In the 16th century the first printing press reported in the Middle East was brought to St Anthony’s from Germany by two monks. Today it is preserved in the stone-walled museum on the monastery ground floor and bears an intriguing signature: Thos Long & Co. Engineer Edinburgh.
The printing press has Syriac characters, and the earliest text known to survive from this period is the Book of Psalms, printed in 1610. The text is preserved at the University of the Holy Spirit at Kaslik, outside Beirut.
Other liturgical and religious books printed over the centuries in the monastery include the liturgy, the Epistles, the Breviary and the Martyrology, printed both in Syriac and Karchouni, (Arabic written with the Syriac alphabet). Copies can also be viewed in the monastery museum.
In 1998 the monastery and the Qadisha Valley were inscribed on Unesco’s World Heritage List as one of the oldest monastic foundations in the world.
“This land and our monastery is the identity of the Lebanese people. Without them there is no identity,” says Father Antoine Tahan, the abbot of St Anthony’s and a teacher of music at the University of the Holy Spirit, Kaslik, on Mount Lebanon.
For him, the relevance of the monastic lifestyle and the values of the Maronites remain the same as they have always been: “Common to us all is the love of family and the need of respect toward other people’s faiths,” he explains.
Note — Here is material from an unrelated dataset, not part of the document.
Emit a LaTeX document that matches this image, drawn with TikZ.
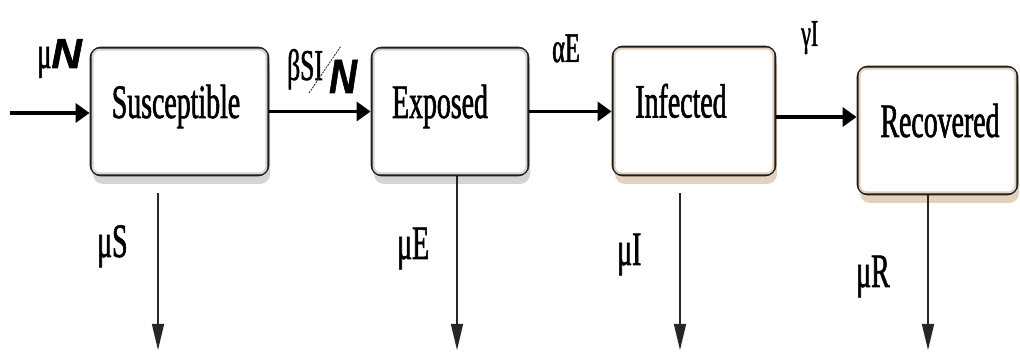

Do the Maronites still have a mission today? “To encourage similarities rather then differences of peoples diverse or conflicting beliefs,” Father Tahan says.
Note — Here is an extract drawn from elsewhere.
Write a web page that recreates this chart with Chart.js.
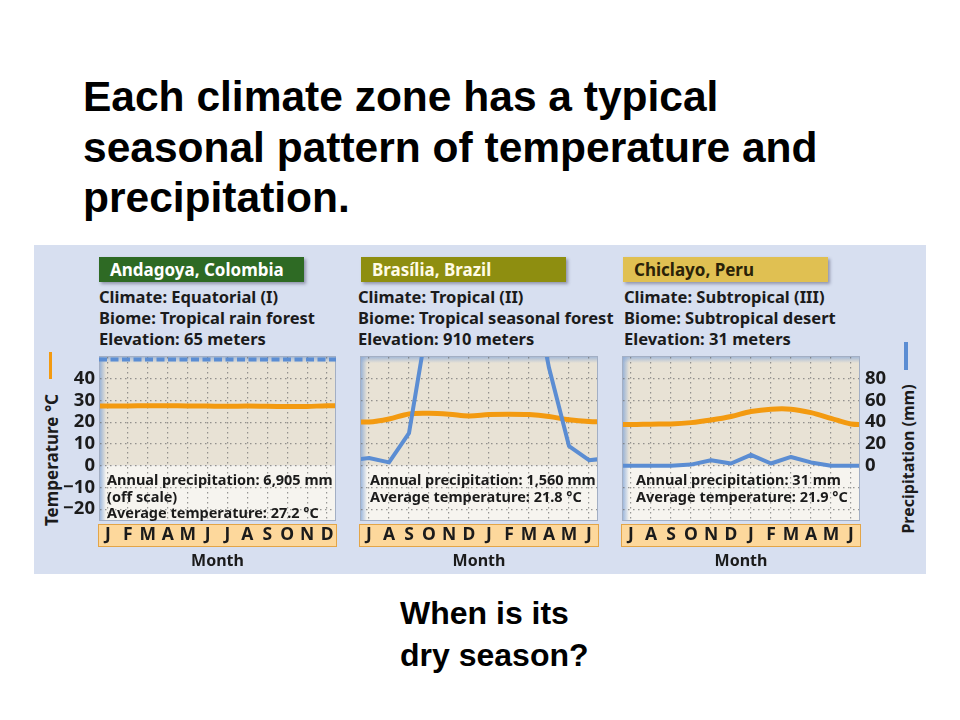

Educated in Montreal, Father Tahan believes in open communication with the various, often conflicting sects of Lebanese society. He has opened the monastery doors to a diversity of political and religious groups including Sunni and Shia Muslims. He says: “We are all brothers. This is a safe place where all are welcome, those who seek refuge from an often troubling and confusing world. It’s a place for reflection, meditation and peace. Where you leave the troubles of the world behind . . . if only for a time.”